### Problem statement
All lines holding the string "this" are to be shown.

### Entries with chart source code
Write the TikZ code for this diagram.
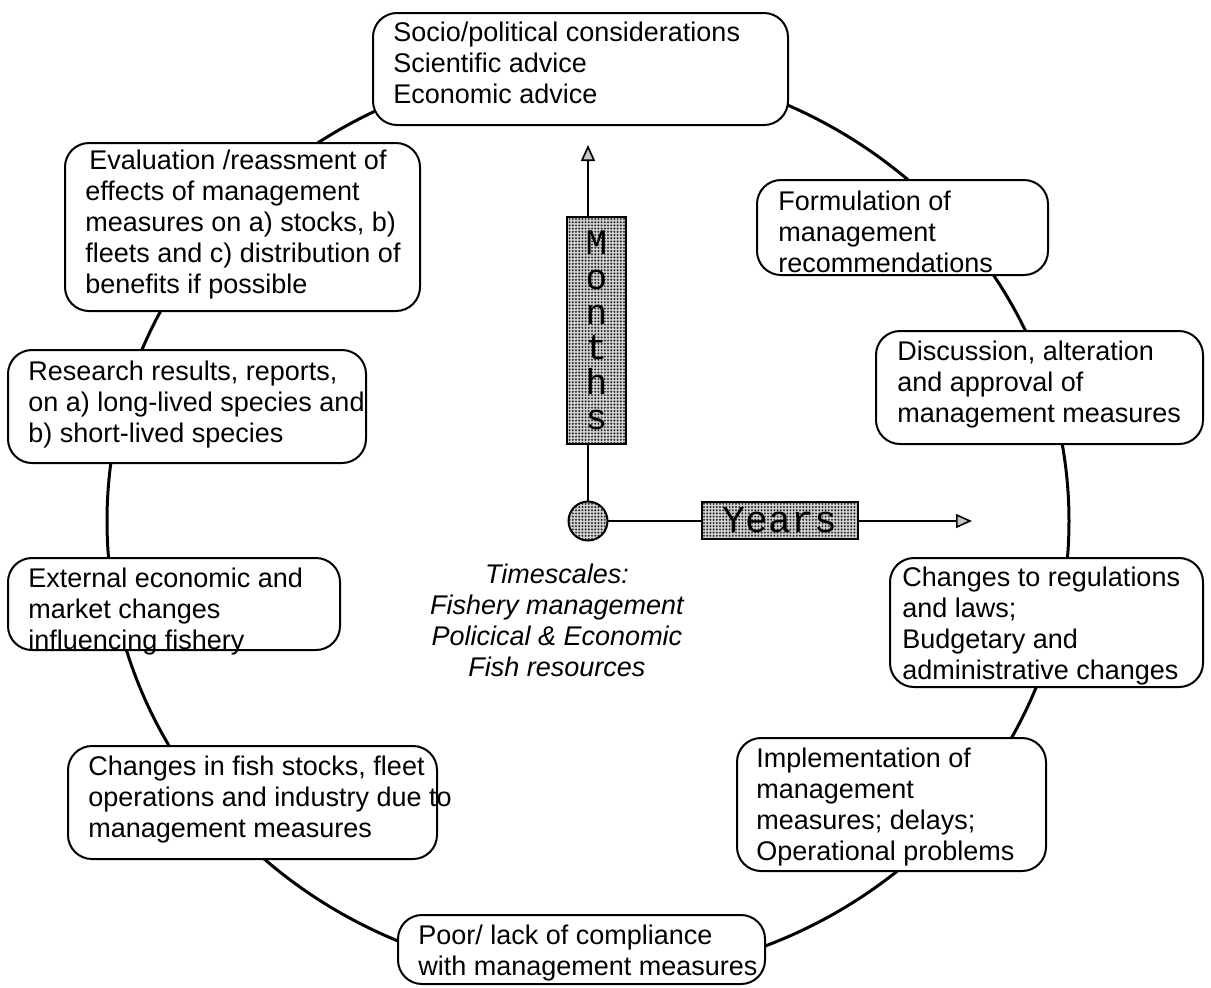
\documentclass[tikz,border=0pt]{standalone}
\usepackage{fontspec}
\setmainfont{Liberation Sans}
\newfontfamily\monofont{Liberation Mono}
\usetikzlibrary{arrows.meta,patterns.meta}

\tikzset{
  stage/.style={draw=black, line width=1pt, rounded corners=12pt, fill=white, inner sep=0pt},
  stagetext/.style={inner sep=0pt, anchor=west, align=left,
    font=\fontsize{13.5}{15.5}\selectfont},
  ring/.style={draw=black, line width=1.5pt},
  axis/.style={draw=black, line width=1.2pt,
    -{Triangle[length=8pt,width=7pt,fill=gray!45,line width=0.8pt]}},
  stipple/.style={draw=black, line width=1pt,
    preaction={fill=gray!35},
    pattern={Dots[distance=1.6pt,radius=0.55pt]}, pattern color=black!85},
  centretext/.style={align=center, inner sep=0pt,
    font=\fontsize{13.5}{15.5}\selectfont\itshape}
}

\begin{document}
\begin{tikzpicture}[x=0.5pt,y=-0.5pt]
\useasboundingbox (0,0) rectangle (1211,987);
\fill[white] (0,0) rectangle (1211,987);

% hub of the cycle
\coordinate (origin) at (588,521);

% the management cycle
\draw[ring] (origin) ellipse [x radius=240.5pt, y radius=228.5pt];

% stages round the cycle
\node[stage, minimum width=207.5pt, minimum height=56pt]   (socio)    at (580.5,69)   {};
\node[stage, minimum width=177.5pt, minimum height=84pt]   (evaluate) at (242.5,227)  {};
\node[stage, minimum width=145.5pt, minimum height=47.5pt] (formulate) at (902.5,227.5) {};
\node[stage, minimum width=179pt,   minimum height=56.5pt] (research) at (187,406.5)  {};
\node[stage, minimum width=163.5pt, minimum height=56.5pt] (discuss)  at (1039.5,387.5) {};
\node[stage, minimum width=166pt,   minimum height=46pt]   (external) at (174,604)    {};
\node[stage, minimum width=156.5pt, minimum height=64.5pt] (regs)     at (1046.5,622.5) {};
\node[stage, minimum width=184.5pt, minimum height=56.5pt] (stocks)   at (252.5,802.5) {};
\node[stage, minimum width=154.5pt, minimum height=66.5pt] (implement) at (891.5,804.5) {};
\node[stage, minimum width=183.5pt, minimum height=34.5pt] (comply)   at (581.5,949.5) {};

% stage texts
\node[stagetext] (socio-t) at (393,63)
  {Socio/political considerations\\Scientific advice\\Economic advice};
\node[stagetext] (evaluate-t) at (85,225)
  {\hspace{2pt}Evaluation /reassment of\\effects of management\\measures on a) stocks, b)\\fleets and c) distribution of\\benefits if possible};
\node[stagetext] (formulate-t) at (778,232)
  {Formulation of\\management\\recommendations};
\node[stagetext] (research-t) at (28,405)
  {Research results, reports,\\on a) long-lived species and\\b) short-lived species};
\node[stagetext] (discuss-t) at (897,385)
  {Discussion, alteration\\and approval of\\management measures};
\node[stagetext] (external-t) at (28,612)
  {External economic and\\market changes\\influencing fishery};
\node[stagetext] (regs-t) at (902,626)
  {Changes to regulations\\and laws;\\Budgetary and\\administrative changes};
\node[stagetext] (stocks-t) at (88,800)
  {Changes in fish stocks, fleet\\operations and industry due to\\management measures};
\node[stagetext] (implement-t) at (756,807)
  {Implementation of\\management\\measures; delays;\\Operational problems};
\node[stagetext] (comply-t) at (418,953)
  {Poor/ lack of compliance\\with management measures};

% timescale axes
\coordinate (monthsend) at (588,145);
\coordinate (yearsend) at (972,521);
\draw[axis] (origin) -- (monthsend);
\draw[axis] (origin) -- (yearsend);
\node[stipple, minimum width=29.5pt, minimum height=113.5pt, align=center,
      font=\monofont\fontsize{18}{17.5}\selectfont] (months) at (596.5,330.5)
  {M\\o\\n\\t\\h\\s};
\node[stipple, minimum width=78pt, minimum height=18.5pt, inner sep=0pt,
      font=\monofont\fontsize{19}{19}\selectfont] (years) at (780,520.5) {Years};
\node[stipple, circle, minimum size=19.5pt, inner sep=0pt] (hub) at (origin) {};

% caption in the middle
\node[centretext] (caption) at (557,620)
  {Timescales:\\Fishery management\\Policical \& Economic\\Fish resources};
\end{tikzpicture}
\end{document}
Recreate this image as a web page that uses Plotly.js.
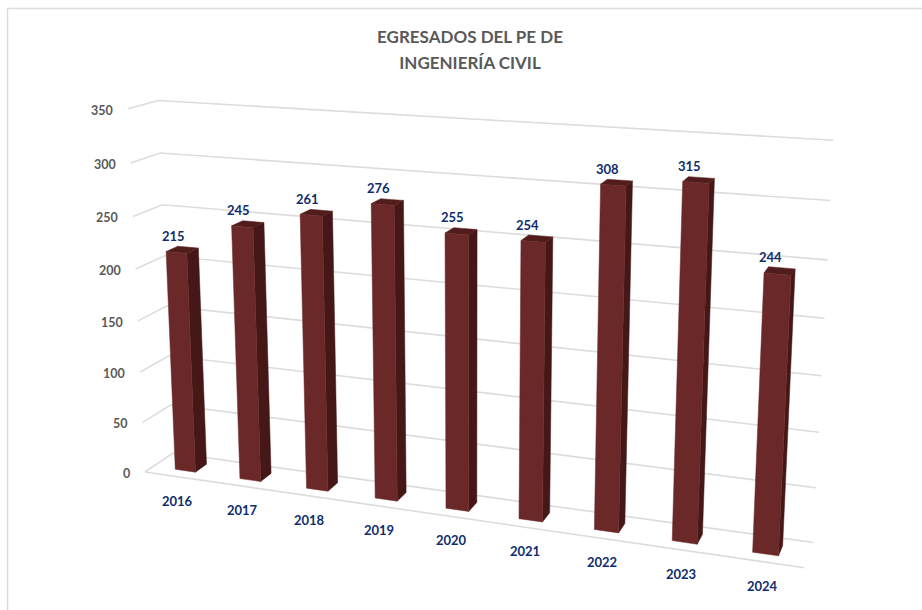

### Result below
Write the TikZ code for this diagram.
Recreate this image as a web page that uses Plotly.js.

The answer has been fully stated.